Le silence qui entoure le comédien, Lionel*, membre de l'équipe technique sur le film "Vidocq" (2000), a choisi aujourd'hui de le dénoncer. Il est le premier homme à témoigner, sur France Inter, dans cette affaire Depardieu. Il a vingt ans quand il met le pied sur son premier plateau. En face, Gérard Depardieu tient le rôle principal, il le voit tous les jours. Lionel décrit l'acteur comme une "espèce de personnage de Gargantua totalement hypnotisant".

"Chaque fois que la maquilleuse s'approchait de lui, il lui touchait le sexe et les seins en rigolant. Comme c'est Depardieu, tout le monde trouve ça normal. Le reste du temps, c'est des blagues, une logorrhée pornographique à base de mots comme 'chatte'." À ce moment-là, le technicien ne dit rien, partagé entre la peur de ne pas pouvoir continuer à travailler dans le cinéma et "une attitude collective qui laisse passer beaucoup de choses". "Vu d'aujourd'hui, ça parait choquant, mais à l'époque, c'est loin d'une prise de conscience pour moi", admet-il.

"Pour que d'autres hommes parlent"

Aujourd'hui, il choisit de parler pour se "racheter une conscience et pour que d'autres hommes parlent". Pour lui, "c'est toujours plus facile une fois que d'autres l'ont fait. S'il n'y avait pas eu de révélations féminines, il ne se serait jamais rien passé, c'est clair."

Si Anna a trouvé le courage de témoigner c'est aussi suite à une certaine libération de la parole, dit-elle : "Je veux que d'autres témoignent. Moi je me suis réveillée parce qu'il y a eu d'autres témoignages. J'ai presque quarante ans, j'estime que maintenant c'est de ma responsabilité de parler pour éviter ça aux nouvelles générations. Cette omerta va finir par tomber. Un jour, il va arrêter de faire peur à tout le monde."

Contactés, les avocats de Gérard Depardieu n'ont pas souhaité répondre. L'acteur a toujours démenti toutes les accusations pouvant relever de la loi pénale.

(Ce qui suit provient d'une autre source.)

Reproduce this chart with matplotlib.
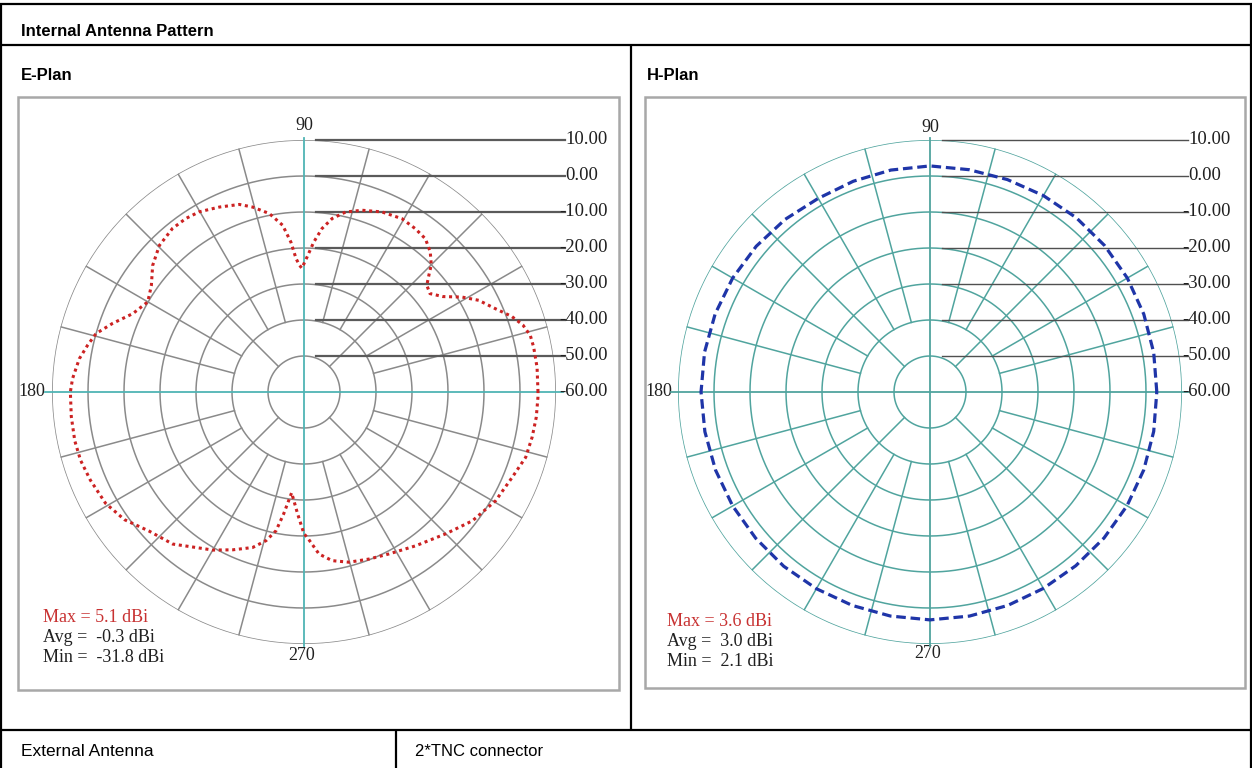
import numpy as np
import matplotlib.pyplot as plt
from matplotlib.patches import Rectangle

W, H = 1252, 768

# E-plane pattern (deg, dBi)
e_angle = [0, 6, 11, 14, 17, 20, 23.5, 27.7, 31, 34.5, 38, 41, 43, 45, 48, 51.6,
           55.7, 60.5, 66.6, 72.3, 77, 80.8, 83.7, 86.3, 88.7, 91, 92, 93.4, 95,
           97.3, 101, 105.5, 109, 114.6, 120.2, 124.2, 128.8, 134.6, 140.1, 145.1,
           150, 155.4, 160.3, 164.3, 167.8, 171.6, 176.7, 180, 186, 192, 197,
           202.4, 209.3, 215.4, 222, 229.2, 235.2, 240, 245.7, 251.7, 255.7,
           258.6, 260.5, 263, 267, 270, 271.3, 275.3, 279.5, 284.8, 291.3, 297.7,
           306, 315, 322.6, 330.4, 337.7, 343.6, 348.8, 353.8, 358.7]
e_gain = [5.0, 5.1, 5.0, 4.8, 3.6, 1.4, -2.0, -5.2, -8.8, -13.2, -15.6, -14.8,
          -12.6, -10.0, -7.6, -5.7, -5.1, -4.7, -5.5, -7.0, -8.7, -11.2, -14.3,
          -18.3, -22.5, -25.6, -24.8, -22.9, -18.2, -13.3, -9.5, -6.7, -4.9, -3.5,
          -2.1, -1.7, -1.7, -2.8, -5.2, -8.3, -9.9, -7.7, -3.5, 0.0, 1.5, 3.1, 4.4,
          4.9, 5.0, 5.1, 4.9, 4.2, 3.2, 1.2, -2.2, -4.2, -7.4, -9.3, -11.9, -14.5,
          -17.4, -20.7, -25.6, -31.8, -26.1, -20.6, -19.6, -14.8, -12.5, -11.1,
          -10.2, -9.2, -7.2, -4.3, -1.1, 1.2, 2.5, 4.2, 4.6, 4.9, 5.0]

# H-plane pattern (deg, dBi)
h_angle = [0, 10, 20, 30, 40, 50, 60, 70, 80, 90, 100, 110, 120, 130, 140, 150,
           160, 170, 180, 190, 200, 210, 220, 230, 240, 250, 260, 270, 280, 290,
           300, 310, 320, 330, 340, 350]
h_gain = [3.0, 3.1, 3.2, 3.3, 3.3, 3.2, 3.0, 2.8, 2.7, 2.8, 2.6, 2.3, 2.1, 2.6,
          3.0, 3.3, 3.5, 3.6, 3.6, 3.5, 3.4, 3.3, 3.2, 3.2, 3.1, 3.1, 3.2, 3.3,
          3.2, 3.1, 3.0, 3.0, 3.1, 3.2, 3.2, 3.1]

ring_levels = [10, 0, -10, -20, -30, -40, -50, -60]
ring_labels = ['10.00', '0.00', '-10.00', '-20.00', '-30.00', '-40.00', '-50.00', '-60.00']

e_stats = ['Max = 5.1 dBi', 'Avg =  -0.3 dBi', 'Min =  -31.8 dBi']
h_stats = ['Max = 3.6 dBi', 'Avg =  3.0 dBi', 'Min =  2.1 dBi']

SANS = 'Liberation Sans'
SERIF = 'Liberation Serif'

fig = plt.figure(figsize=(W / 100, H / 100), dpi=100)
bg = fig.add_axes([0, 0, 1, 1])
bg.set_xlim(0, W)
bg.set_ylim(H, 0)
bg.axis('off')

# table lines
k = dict(color='black', lw=1.6, solid_capstyle='butt')
bg.plot([1, 1], [4, H], **k)
bg.plot([W - 1, W - 1], [4, H], **k)
bg.plot([0, W], [4, 4], **k)
bg.plot([0, W], [45, 45], **k)
bg.plot([631, 631], [45, 730], **k)
bg.plot([0, W], [730, 730], **k)
bg.plot([396, 396], [730, H], **k)

bg.text(21, 31, 'Internal Antenna Pattern', fontsize=12, fontweight='bold',
        family=SANS, va='center')
bg.text(21, 75, 'E-Plan', fontsize=12, fontweight='bold', family=SANS, va='center')
bg.text(647, 75, 'H-Plan', fontsize=12, fontweight='bold', family=SANS, va='center')
bg.text(21, 751, 'External Antenna', fontsize=12.5, family=SANS, va='center')
bg.text(415, 751, '2*TNC connector', fontsize=12, family=SANS, va='center')

# chart frames
bg.add_patch(Rectangle((18, 97), 601, 593, fc='white', ec='#a8a8a8', lw=1.8))
bg.add_patch(Rectangle((645, 97), 600, 591, fc='white', ec='#a8a8a8', lw=1.8))


def panel(cx, cy, ang, gain, grid_col, axis_col, lead_col, lead_lw, line_kw,
          stats, lab_x, stat_x, stat_y, top_y, bot_y, left_x):
    R = 252
    ax = fig.add_axes([(cx - R) / W, 1 - (cy + R) / H, 2 * R / W, 2 * R / H],
                      projection='polar')
    ax.set_rlim(-60, 10)
    ax.set_xticks([])
    ax.set_yticks([])
    ax.grid(False)
    ax.spines['polar'].set_visible(False)
    ax.patch.set_alpha(0)

    th = np.linspace(0, 2 * np.pi, 721)
    for lv in ring_levels[:-1]:
        ax.plot(th, np.full_like(th, lv), color=grid_col, lw=1.1)
    for a in range(0, 360, 15):
        t = np.radians(a)
        if a % 90 == 0:
            rmax = 12 if a % 180 == 0 else 10.5
            ax.plot([t, t], [-60, rmax], color=axis_col, lw=1.3, clip_on=False)
        else:
            r0 = -50 if a % 45 == 0 else -40
            ax.plot([t, t], [r0, 10], color=grid_col, lw=1.1)

    # scale leader lines and labels
    x_end = (lab_x - (cx - R)) / (2 * R)
    for lv, lab in zip(ring_levels, ring_labels):
        y = 0.5 + (lv + 60) / 140
        if lv > -60:
            ax.plot([0.5 + 12 / (2 * R), x_end + 0.004], [y, y],
                    transform=ax.transAxes, color=lead_col, lw=lead_lw,
                    clip_on=False)
        dx = -0.008 if lab.startswith('-') else 0.004
        ax.text(x_end + dx, y, lab, transform=ax.transAxes, ha='left', va='center',
                family=SERIF, fontsize=13.5, color='#202020')

    t = np.radians(list(ang) + [ang[0] + 360])
    g = list(gain) + [gain[0]]
    ax.plot(t, g, **line_kw)

    bg.text(cx, top_y, '90', ha='center', va='center', family=SERIF, fontsize=13,
            color='#202020')
    bg.text(left_x, cy, '180', ha='left', va='center', family=SERIF, fontsize=13,
            color='#202020')
    bg.text(cx - 2, bot_y, '270', ha='center', va='center', family=SERIF,
            fontsize=13, color='#202020')
    cols = ['#c83232', '#202020', '#202020']
    for i, (s, c) in enumerate(zip(stats, cols)):
        bg.text(stat_x, stat_y + 20 * i, s, ha='left', va='center', family=SERIF,
                fontsize=13, color=c)


panel(304, 392, e_angle, e_gain, '#8a8a8a', '#4fb4b4', '#5a5a5a', 1.6,
      dict(color='#cc2222', lw=2.2, linestyle=(0, (1.0, 1.2))),
      e_stats, 563, 43, 618, 125, 655, 18)
panel(930, 392, h_angle, h_gain, '#50a49e', '#50a49e', '#505050', 1.0,
      dict(color='#1f35a8', lw=2.3, linestyle=(0, (3.0, 1.5))),
      h_stats, 1186, 667, 622, 127, 654, 645)

fig.savefig('out.png', dpi=100)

"Les gens ont peur d'être 'blacklistés"

Jean-Loup Chirol est le secrétaire général du syndicat national des techniciens et travailleurs de la Production Cinématographique et de Télévision (SNTPCT). Pour lui, le nom de Depardieu fait encore peur : "Les gens viennent nous voir, ils ont peur d'être blacklistés, ils se disent 'ma carrière va être finie si je parle et qu'est-ce que pourrait le syndicat face à des gens qui ont autant de pouvoir, qui pèsent financièrement' alors ils s'enferment, ils hésitent à venir nous voir." Aujourd'hui il appelle les techniciens à témoigner : "Il y a des procédures, on peut agir mais il faut qu'on soit saisis. A partir de là, on peut demander à la production de faire quelque chose."

Du côté de la CGT, c'est Laurent Blois qui est le délégué général représentant les techniciens et les autres professionnels de l'audiovisuel. Il reste très prudent en ce qui concerne l'affaire Depardieu : "Il y avait de l'excès à tout cacher, il y a peut-être de l'excès à tout dénoncer aujourd'hui". Il est embarrassé pour qualifier le comportement du comédien : "J'entendais que c'était un plaisantin, qu'il mettait le bordel sur les tournages, qu'il déconcentrait son ou sa partenaire. En tous cas les gens ne l'ont pas qualifié de harcèlement sexuel. Tant que les choses ne sont pas avérées, on est dans un équilibre de protection de la victime et de l'agresseur présumés." L'un et l'autre l'assurent : aucun technicien ne serait venu témoigner au sujet de Gérard Depardieu.